ですから、藤原京も長岡京も、そして平安京も、京または京都と呼んでいたんです。
それにしても、最初は桓武天皇もまさか、ここまでこの地が長く都であり続けるとは、思っていなかったでしょう。
古来から、天皇が変れば遷宮(天皇の居所を都の中の別の場所に遷す事)したり、何か不吉な事で引越したり・・・という事がしばしばありましたから、平安京も最初のうちは、そのような不安定な状況だったようです。

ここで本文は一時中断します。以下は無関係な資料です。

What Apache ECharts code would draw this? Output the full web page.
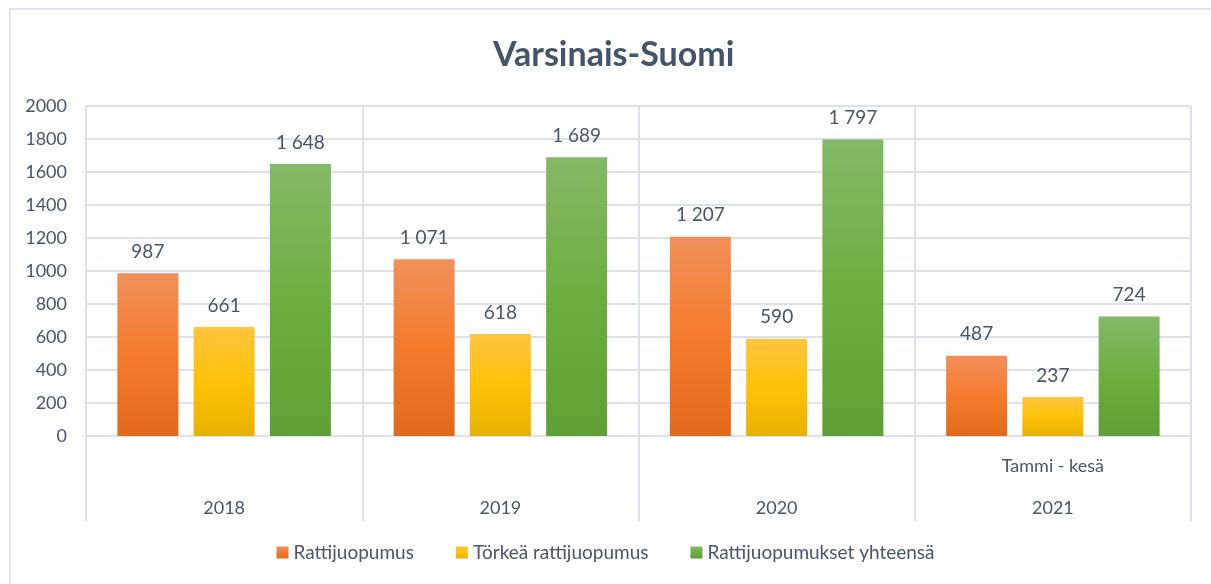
<!DOCTYPE html>
<html>
<head>
<meta charset="utf-8">
<script src="https://cdn.jsdelivr.net/npm/echarts@6/dist/echarts.min.js"></script>
<style>
  html, body { margin: 0; padding: 0; background: #fff; overflow: hidden; }
  #frame { position: absolute; left: 9px; top: 8px; width: 1210px; height: 600px; border: 2px solid #e1e5eb; box-sizing: border-box; }
  #chart { position: absolute; left: 0; top: 0; width: 1211px; height: 584px; }
</style>
</head>
<body>
<div id="frame"></div>
<div id="chart"></div>
<script>
// kategoriat ja arvot
const years = ['2018', '2019', '2020', '2021']
const subLabels = ['', '', '', 'Tammi - kesä']
const yTicks = [0, 200, 400, 600, 800, 1000, 1200, 1400, 1600, 1800, 2000]
const rattijuopumus = [987, 1071, 1207, 487]
const torkea = [661, 618, 590, 237]
const yhteensa = [1648, 1689, 1797, 724]

const txt = '#4a5568'
const grid = '#dde2e9'
const font = 'Lato'

function grad (top, mid, bottom) {
  return new echarts.graphic.LinearGradient(0, 0, 0, 1, [
    { offset: 0, color: top },
    { offset: 0.5, color: mid },
    { offset: 1, color: bottom }
  ])
}

function fmt (v) {
  return String(v).replace(/\B(?=(\d{3})+(?!\d))/g, ' ')
}

const label = {
  show: true,
  position: 'top',
  distance: 12,
  color: txt,
  fontSize: 19,
  fontFamily: font,
  formatter: p => fmt(p.value)
}

const myChart = echarts.init(document.getElementById('chart'))
myChart.setOption({
  animation: false,
  title: {
    text: 'Varsinais-Suomi',
    left: 488,
    top: 33,
    textStyle: { color: '#44546a', fontSize: 34, fontWeight: 'bold', fontFamily: font }
  },
  legend: {
    bottom: 17,
    left: 'center',
    itemWidth: 12,
    itemHeight: 12,
    itemGap: 42,
    icon: 'rect',
    textStyle: { color: txt, fontSize: 19, fontFamily: font },
    data: ['Rattijuopumus', 'Törkeä rattijuopumus', 'Rattijuopumukset yhteensä']
  },
  grid: { left: 86, right: 20, top: 106, bottom: 148 },
  xAxis: [
    {
      type: 'category',
      position: 'bottom',
      data: years,
      axisLine: { lineStyle: { color: grid, width: 2 } },
      axisTick: { show: true, length: 85, interval: 0, lineStyle: { color: grid, width: 2 } },
      splitLine: { show: true, interval: 0, lineStyle: { color: grid, width: 2 } },
      axisLabel: {
        margin: 21,
        interval: 0,
        color: txt,
        fontSize: 18,
        fontFamily: font,
        formatter: (v, i) => subLabels[i]
      }
    },
    {
      type: 'category',
      position: 'bottom',
      data: years,
      axisLine: { show: false },
      axisTick: { show: false },
      axisLabel: { margin: 63, interval: 0, color: txt, fontSize: 18, fontFamily: font }
    }
  ],
  yAxis: {
    type: 'value',
    min: yTicks[0],
    max: yTicks[yTicks.length - 1],
    interval: yTicks[1] - yTicks[0],
    axisLine: { show: false },
    axisTick: { show: false },
    splitLine: { lineStyle: { color: grid, width: 2 } },
    axisLabel: { margin: 19, color: txt, fontSize: 18, fontFamily: font, formatter: v => String(v) }
  },
  series: [
    {
      name: 'Rattijuopumus',
      type: 'bar',
      xAxisIndex: 0,
      data: rattijuopumus,
      barWidth: 61,
      barGap: '25%',
      itemStyle: { color: grad('#f18f5b', '#f47b2c', '#e2691a') },
      label
    },
    {
      name: 'Törkeä rattijuopumus',
      type: 'bar',
      xAxisIndex: 0,
      data: torkea,
      barWidth: 61,
      barGap: '25%',
      itemStyle: { color: grad('#ffc53f', '#ffc208', '#e6b200') },
      label
    },
    {
      name: 'Rattijuopumukset yhteensä',
      type: 'bar',
      xAxisIndex: 0,
      data: yhteensa,
      barWidth: 61,
      barGap: '25%',
      itemStyle: { color: grad('#84b966', '#6cae40', '#5f9f33') },
      label
    }
  ]
})
</script>
</body>
</html>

桓武天皇の後を継いだ息子の平城(へいぜい)天皇が、たった三年で弟の嵯峨(さが)天皇に皇位を譲って、奈良の平城京で隠居暮らしをしている時、奈良の平城京に都を戻し+自分が天皇に返り咲こうとした例の藤原薬子の乱(9月11日参照>>)が起きた事で、ビビッた嵯峨天皇は、退位した元天皇の居場所として、現天皇の住む内裏の近くに、前天皇の住む後院という建物を造り、不穏な動きが起きるのを防ぐ・・・という措置をとりました。
鴨長明(かものちょうめい)の『方丈記』にも
「この京はじめ聞けることは、嵯峨の天皇の御時(おんとき)、都と定まりにける・・・」
と、嵯峨天皇の時代にやっと平安京が落ち着いた事が書かれてあります。
これ以降は、平清盛(たいらのきよもり)が政権の建て直しを図って、福原に遷都した(11月26日参照>>)5ヶ月間を除いて、明治までの長きにわたり、ここに都が置かれる事になります。
源頼朝(みなもとのよりとも)は、かなり都志向が強かったらしく、それを心配した千葉常胤(ちばつねたね)の進言(10月6日参照>>)により、都で幕府を開くのをやめ、鎌倉で幕府を開きました。
足利尊氏(あしかがたかうじ)の場合は、すでに経済が京都を中心に回っていた事、南北朝の動乱で自身が京都を離れられなかった事などあって(8月15日参照>>)、京都以外では幕府を開けない状態だったと思われます。
もし、ここで強引に別の場所で幕府を開いていたら、現在の京都の町は大きく変わっていたのでしょう。
室町時代に、北山文化&東山文化が花開いた(6月27日参照>>)事によって伝統文化の息づく町となった京都は、明治に東京に遷都された後も、都としての魅力を持った町としての現在の位置を保っているのでしょうね。